Under the name Despicable Zee, Zahra released two self-produced EPs: Wednesday’s Child (2017) and Atigheh (2019). These works explored the layered experience of immigration and cultural duality, drawing deeply from her Iranian and Irish heritage. Her sound blended field recordings and intimate samples - old Iranian ballads, lullabies from her mother and grandmother, and moments captured from her son’s early years - pockets of memory stitched into sparse, experimental beats.

My music is very much connected to exploring heritage through sound—learning by sampling and listening. There’s a lot of despair and hopelessness; it’s in the body, and it’s hard to shake. I’m trying to reframe that, to make space for joy and celebration in spite of it.

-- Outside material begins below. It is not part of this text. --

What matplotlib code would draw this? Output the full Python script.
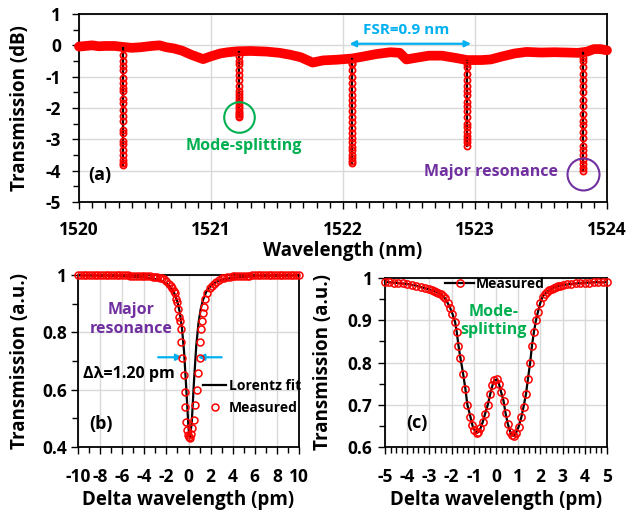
import matplotlib
matplotlib.use("Agg")
import matplotlib.pyplot as plt
from matplotlib.ticker import MultipleLocator

FONT = ['Open Sans', 'DejaVu Sans']
plt.rcParams['font.family'] = FONT
plt.rcParams['font.weight'] = 'bold'
plt.rcParams['axes.unicode_minus'] = False

RED = '#FF0000'
GREEN = '#00B050'
PURPLE = '#7030A0'
CYAN = '#00B0F0'
GRID = '#D9D9D9'

# ---------------- Panel (a) data ----------------
base_wl = [1520.00, 1520.05, 1520.10, 1520.15, 1520.20, 1520.27, 1520.33, 1520.40, 1520.47,
           1520.55, 1520.61, 1520.66, 1520.72, 1520.78, 1520.85, 1520.94, 1521.00, 1521.07,
           1521.13, 1521.20, 1521.30, 1521.42, 1521.52, 1521.60, 1521.68, 1521.77, 1521.85,
           1521.95, 1522.07, 1522.15, 1522.25, 1522.36, 1522.43, 1522.48, 1522.55, 1522.65,
           1522.75, 1522.85, 1522.94, 1523.05, 1523.12, 1523.20, 1523.30, 1523.39, 1523.50,
           1523.60, 1523.70, 1523.78, 1523.85, 1523.90, 1523.95, 1524.00]
base_db = [-0.04, -0.02, 0.00, -0.03, -0.02, -0.02, -0.05, -0.08, -0.06,
           -0.02, 0.00, -0.06, -0.10, -0.17, -0.30, -0.44, -0.35, -0.26,
           -0.22, -0.19, -0.18, -0.20, -0.24, -0.30, -0.38, -0.55, -0.48,
           -0.46, -0.42, -0.36, -0.28, -0.22, -0.24, -0.45, -0.40, -0.33,
           -0.33, -0.40, -0.47, -0.47, -0.45, -0.36, -0.26, -0.21, -0.23,
           -0.22, -0.23, -0.24, -0.20, -0.12, -0.12, -0.16]

dip_centers = [1520.33, 1521.21, 1522.07, 1522.94, 1523.82]
dip1 = [-0.1, -0.3, -0.5, -0.65, -0.8, -1.05, -1.2, -1.35, -1.45, -1.7, -1.85, -2.05, -2.25, -2.4,
        -2.7, -2.8, -3.05, -3.15, -3.35, -3.5, -3.65, -3.75, -3.82]
dip2 = [-0.2, -0.35, -0.5, -0.6, -0.8, -0.95, -1.1, -1.3, -1.45, -1.55, -1.65, -1.75, -1.85, -1.95,
        -2.0, -2.1, -2.15, -2.2, -2.25, -2.3]
dip3 = [-0.45, -0.55, -0.6, -0.8, -1.0, -1.2, -1.4, -1.6, -1.75, -1.9, -2.1, -2.3, -2.45, -2.65,
        -2.8, -2.95, -3.1, -3.25, -3.35, -3.5, -3.6, -3.7, -3.75]
dip4 = [-0.5, -0.6, -0.7, -0.9, -1.1, -1.3, -1.45, -1.6, -1.8, -1.95, -2.1, -2.3, -2.5, -2.6,
        -2.75, -2.9, -3.0, -3.1, -3.2]
dip5 = [-0.25, -0.4, -0.5, -0.7, -0.9, -1.1, -1.3, -1.5, -1.75, -1.95, -2.2, -2.4, -2.55, -2.75,
        -2.95, -3.2, -3.35, -3.5, -3.65, -3.8, -3.9, -4.0]
dips = [dip1, dip2, dip3, dip4, dip5]

a_xticks = [1520, 1521, 1522, 1523, 1524]
a_yticks = [1, 0, -1, -2, -3, -4, -5]

# ---------------- Panel (b) data ----------------
b_fit_x = [-10, -6, -4, -3, -2.5, -2, -1.6, -1.3, -1.0, -0.8, -0.6, -0.4, -0.2, 0, 0.13,
           0.3, 0.5, 0.7, 0.9, 1.1, 1.3, 1.6, 2, 2.5, 3, 4, 6, 10]
b_fit_y = [0.9986, 0.9962, 0.9918, 0.9858, 0.9801, 0.9702, 0.956, 0.9379, 0.9067, 0.8722,
           0.8179, 0.7316, 0.603, 0.466, 0.43, 0.489, 0.6317, 0.7521, 0.8309, 0.8803, 0.912,
           0.9409, 0.962, 0.9757, 0.9832, 0.9906, 0.9959, 0.9985]

b_meas_x = [-10, -9.75, -9.5, -9.25, -9, -8.75, -8.5, -8.25, -8, -7.75, -7.5, -7.25, -7, -6.75,
            -6.5, -6.25, -6, -5.75, -5.5, -5.25, -5, -4.75, -4.5, -4.25, -4, -3.75, -3.5, -3.25,
            -3, -2.82, -2.6, -2.4, -2.22, -2.0, -1.77, -1.62, -1.47, -1.32, -1.26, -1.17, -1.08,
            -0.96, -0.87, -0.78, -0.72, -0.66, -0.57, -0.42, -0.36, -0.33, -0.21, -0.12, -0.06,
            0.05, 0.12, 0.24, 0.36, 0.48, 0.63, 0.78, 0.87, 1.02, 1.08, 1.14, 1.23, 1.32, 1.38,
            1.53, 1.68, 1.92, 2.1, 2.28, 2.5, 2.73, 3.0, 3.25, 3.5, 3.75, 4, 4.25, 4.5, 4.75, 5,
            5.25, 5.5, 5.75, 6, 6.25, 6.5, 6.75, 7, 7.25, 7.5, 7.75, 8, 8.25, 8.5, 8.75, 9, 9.25,
            9.5, 9.75, 10]
b_meas_y = [1.0, 1.0, 1.0, 1.0, 1.0, 1.0, 1.0, 1.0, 1.0, 1.0, 1.0, 1.0, 1.0, 0.999,
            0.999, 0.999, 0.999, 0.999, 0.999, 0.998, 0.998, 0.998, 0.997, 0.997, 0.996, 0.996, 0.995, 0.994,
            0.993, 0.992, 0.99, 0.988, 0.985, 0.978, 0.97, 0.962, 0.954, 0.945, 0.936, 0.915, 0.907,
            0.88, 0.852, 0.84, 0.81, 0.767, 0.71, 0.65, 0.593, 0.538, 0.488, 0.46, 0.442,
            0.435, 0.43, 0.445, 0.465, 0.494, 0.546, 0.6, 0.657, 0.71, 0.767, 0.81, 0.84, 0.866, 0.89,
            0.915, 0.936, 0.954, 0.962, 0.969, 0.977, 0.983, 0.988, 0.99, 0.992, 0.994, 0.995, 0.996, 0.997, 0.997, 0.998,
            0.998, 0.998, 0.999, 0.999, 0.999, 0.999, 0.999, 1.0, 1.0, 1.0, 1.0, 1.0, 1.0, 1.0, 1.0, 1.0, 1.0,
            1.0, 1.0, 1.0]

# ---------------- Panel (c) data ----------------
c_x = [-5.0, -4.8, -4.6, -4.4, -4.2, -4.0, -3.8, -3.6, -3.4, -3.2, -3.0, -2.9, -2.8, -2.7, -2.6,
       -2.5, -2.4, -2.3, -2.17, -2.07, -1.96, -1.84, -1.77, -1.69, -1.60, -1.48, -1.38, -1.29,
       -1.15, -1.06, -0.97, -0.86, -0.79, -0.70, -0.59, -0.49, -0.37, -0.26, -0.16, -0.07, 0.04,
       0.13, 0.23, 0.34, 0.43, 0.53, 0.64, 0.71, 0.80, 0.89, 1.02, 1.14, 1.24, 1.35, 1.44, 1.54,
       1.62, 1.71, 1.80, 1.89, 1.99, 2.10, 2.2, 2.3, 2.4, 2.5, 2.6, 2.7, 2.8, 2.9, 3.0, 3.2, 3.4,
       3.6, 3.8, 4.0, 4.2, 4.4, 4.6, 4.8, 5.0]
c_y = [0.990, 0.990, 0.989, 0.988, 0.987, 0.986, 0.984, 0.982, 0.979, 0.976, 0.973, 0.971, 0.969,
       0.967, 0.965, 0.962, 0.958, 0.952, 0.94, 0.93, 0.915, 0.895, 0.873, 0.84, 0.81, 0.773,
       0.738, 0.70, 0.671, 0.651, 0.64, 0.633, 0.636, 0.644, 0.66, 0.679, 0.70, 0.725, 0.746,
       0.758, 0.76, 0.75, 0.73, 0.709, 0.68, 0.655, 0.636, 0.628, 0.626, 0.632, 0.648, 0.67,
       0.695, 0.725, 0.762, 0.80, 0.84, 0.873, 0.90, 0.92, 0.94, 0.956, 0.962, 0.967, 0.971,
       0.974, 0.977, 0.979, 0.981, 0.982, 0.983, 0.985, 0.986, 0.987, 0.988, 0.989, 0.989,
       0.990, 0.990, 0.990, 0.990]

W, H = 644, 513
fig = plt.figure(figsize=(W / 100, H / 100), dpi=100)

TICK = 12.5
LAB = 13.5


def ax_px(l, r, t, b):
    return fig.add_axes([l / W, 1 - b / H, (r - l) / W, (b - t) / H])


def style(ax, xpad, ypad):
    for s in ax.spines.values():
        s.set_color('black')
        s.set_linewidth(1.3)
    ax.tick_params(which='both', direction='out', color='black', width=1.0,
                   labelsize=TICK)
    ax.tick_params(which='major', length=5)
    ax.tick_params(which='minor', length=4)
    ax.tick_params(axis='x', which='major', pad=xpad)
    ax.tick_params(axis='y', which='major', pad=ypad)
    ax.grid(True, which='major', color=GRID, linewidth=1.0)
    ax.set_axisbelow(True)
    for lab in ax.get_xticklabels() + ax.get_yticklabels():
        lab.set_fontweight('bold')


# ---------- (a) ----------
axa = ax_px(79, 607, 14, 202)
axa.plot(base_wl, base_db, color=RED, lw=7, solid_capstyle='round', zorder=3, clip_on=False)
for c, vals in zip(dip_centers, dips):
    xs = [c] * len(vals)
    axa.plot(xs, vals, color='black', lw=1.6, zorder=4)
    axa.plot(xs, vals, linestyle='none', marker='o', ms=4.4, mfc='none', mec=RED, mew=1.3, zorder=5)
axa.set_xlim(1520, 1524)
axa.set_ylim(-5, 1)
axa.set_xticks(a_xticks)
axa.set_yticks(a_yticks)
axa.xaxis.set_minor_locator(MultipleLocator(0.1))
axa.yaxis.set_minor_locator(MultipleLocator(0.5))
style(axa, 9, 8)
axa.set_ylabel('Transmission (dB)', fontsize=LAB, fontweight='bold')
axa.yaxis.set_label_coords(-0.093, 0.5)
axa.set_xlabel('Wavelength (nm)', fontsize=LAB, fontweight='bold')
axa.xaxis.set_label_coords(0.5, -0.205)
axa.text(1520.16, -4.15, '(a)', fontsize=13, fontweight='bold', ha='center', va='center')
axa.plot([dip_centers[1]], [min(dip2)], marker='o', ms=22, mfc='none', mec=GREEN, mew=1.5,
         zorder=6)
axa.text(1521.25, -3.2, 'Mode-splitting', color=GREEN, fontsize=11.5, fontweight='bold',
         ha='center', va='center')
axa.plot([dip_centers[4]], [min(dip5) - 0.1], marker='o', ms=23, mfc='none', mec=PURPLE, mew=1.5,
         zorder=6, clip_on=False)
axa.text(1523.12, -4.05, 'Major resonance', color=PURPLE, fontsize=11.5, fontweight='bold',
         ha='center', va='center')
axa.annotate('', xy=(dip_centers[2] - 0.02, 0.05), xytext=(dip_centers[3] + 0.03, 0.05),
             arrowprops=dict(arrowstyle='<|-|>', color=CYAN, lw=1.6, mutation_scale=9,
                             shrinkA=0, shrinkB=0))
axa.text(1522.48, 0.49, 'FSR=0.9 nm', color=CYAN, fontsize=11, fontweight='bold',
         ha='center', va='center')

# ---------- (b) ----------
axb = ax_px(78, 299, 275, 447)
fit_line, = axb.plot(b_fit_x, b_fit_y, color='black', lw=1.6, zorder=4, label='Lorentz fit')
meas_pts, = axb.plot(b_meas_x, b_meas_y, linestyle='none', marker='o', ms=5, mfc='none',
                     mec=RED, mew=1.1, zorder=5, clip_on=False, label='Measured')
axb.set_xlim(-10, 10)
axb.set_ylim(0.4, 1.0)
axb.set_xticks(range(-10, 11, 2))
axb.set_yticks([0.4, 0.6, 0.8, 1.0])
axb.set_yticklabels(['0.4', '0.6', '0.8', '1'])
axb.xaxis.set_minor_locator(MultipleLocator(1))
axb.yaxis.set_minor_locator(MultipleLocator(0.1))
style(axb, 10, 3)
axb.set_ylabel('Transmission (a.u.)', fontsize=LAB, fontweight='bold')
axb.yaxis.set_label_coords(-0.215, 0.5)
axb.set_xlabel('Delta wavelength (pm)', fontsize=LAB, fontweight='bold')
axb.xaxis.set_label_coords(0.5, -0.25)
axb.text(-5.2, 0.845, 'Major\nresonance', color=PURPLE, fontsize=11.5, fontweight='bold',
         ha='center', va='center', linespacing=1.25)
axb.text(-5.4, 0.655, 'Δλ=1.20 pm', fontsize=11.5, fontweight='bold', ha='center',
         va='center', family=FONT)
axb.text(-7.9, 0.48, '(b)', fontsize=13, fontweight='bold', ha='center', va='center')
axb.annotate('', xy=(-0.55, 0.713), xytext=(-2.75, 0.713),
             arrowprops=dict(arrowstyle='-|>', color=CYAN, lw=1.6, mutation_scale=9,
                             shrinkA=0, shrinkB=0))
axb.annotate('', xy=(0.85, 0.713), xytext=(3.0, 0.713),
             arrowprops=dict(arrowstyle='-|>', color=CYAN, lw=1.6, mutation_scale=9,
                             shrinkA=0, shrinkB=0))
axb.legend(handles=[fit_line, meas_pts], loc='center left', bbox_to_anchor=(0.565, 0.29),
           frameon=False, handlelength=1.7, handletextpad=0.15,
           labelspacing=0.6, borderpad=0, borderaxespad=0, prop={'weight': 'bold', 'size': 10})

# ---------- (c) ----------
axc = ax_px(385, 607, 278, 447)
meas_c, = axc.plot(c_x, c_y, color='black', lw=1.6, marker='o', ms=5.2, mfc='none', mec=RED,
                   mew=1.1, zorder=4, clip_on=False, label='Measured')
axc.set_xlim(-5, 5)
axc.set_ylim(0.6, 1.0)
axc.set_xticks(range(-5, 6))
axc.set_yticks([0.6, 0.7, 0.8, 0.9, 1.0])
axc.set_yticklabels(['0.6', '0.7', '0.8', '0.9', '1'])
axc.xaxis.set_minor_locator(MultipleLocator(0.25))
axc.yaxis.set_minor_locator(MultipleLocator(0.05))
style(axc, 10, 4)
axc.set_ylabel('Transmission (a.u.)', fontsize=LAB, fontweight='bold')
axc.yaxis.set_label_coords(-0.235, 0.5)
axc.set_xlabel('Delta wavelength (pm)', fontsize=LAB, fontweight='bold')
axc.xaxis.set_label_coords(0.5, -0.255)
axc.text(-0.1, 0.898, 'Mode-\nsplitting', color=GREEN, fontsize=11.5, fontweight='bold',
         ha='center', va='center', linespacing=1.15)
axc.text(-3.56, 0.657, '(c)', fontsize=13, fontweight='bold', ha='center', va='center')
axc.legend(handles=[meas_c], loc='center left', bbox_to_anchor=(0.27, 0.965),
           frameon=False, handlelength=2.1, handletextpad=0.1, borderpad=0,
           borderaxespad=0, prop={'weight': 'bold', 'size': 10})

fig.savefig('out.png', dpi=100)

As Despicable Zee, Zahra toured extensively across the UK and Europe, drumming for artists including Lafawndah, Young Knives, and taking part in a residency with Stealing Sheep. She performed Atigheh on the BBC Introducing stage at Latitude Festival before touring the EP nationally and supporting Islet on their album tour. Described as “a single ripple in a chain of intergenerational motion,” Atigheh weaves together themes of parenthood, belonging, and inherited grief - asking what it means to be ‘home’ in a body shaped by displacement.

In 2021, Zahra began performing under her full name, Zahra Haji Fath Ali Tehrani, marking a shift in her creative direction toward more personal, political, and healing narratives. Her 2023 EP For You opens with the single They Say - a raw and urgent track addressing survival and protection in the aftermath of abuse. It’s a wake-up call, and a call to action. The EP toured to six venues across the UK, including Jacqueline du Pré Music Building in Oxford.

Her most recent album, هالا – HĀLĀ (2025), serves as a sonic journal: a deeply personal record built around voice journals recorded between 2023 and 2024. The tracks centre on Zahra’s voice and the kalimba - percussive, resonant, and reflective - offering a meditative soundscape that traces her thoughts as an attempt to accept all parts of herself, including the parts that are afraid, angry and hurting.

Residencies & research

Wild Mix Residency & Musical (2024): Developed an immersive musical with an ensemble of singers, drummers, and a kickboxer, exploring what healing feels like in the body.

Ireland Residency (June 2024): A creative research project on diaspora and belonging, composing new music while “visiting one home to find another.”

Stealing Sheep Residency (2019): Suffragette Summer, a collaborative marching band performance platforming female percussionists, as part of the Both Sides Now initiative.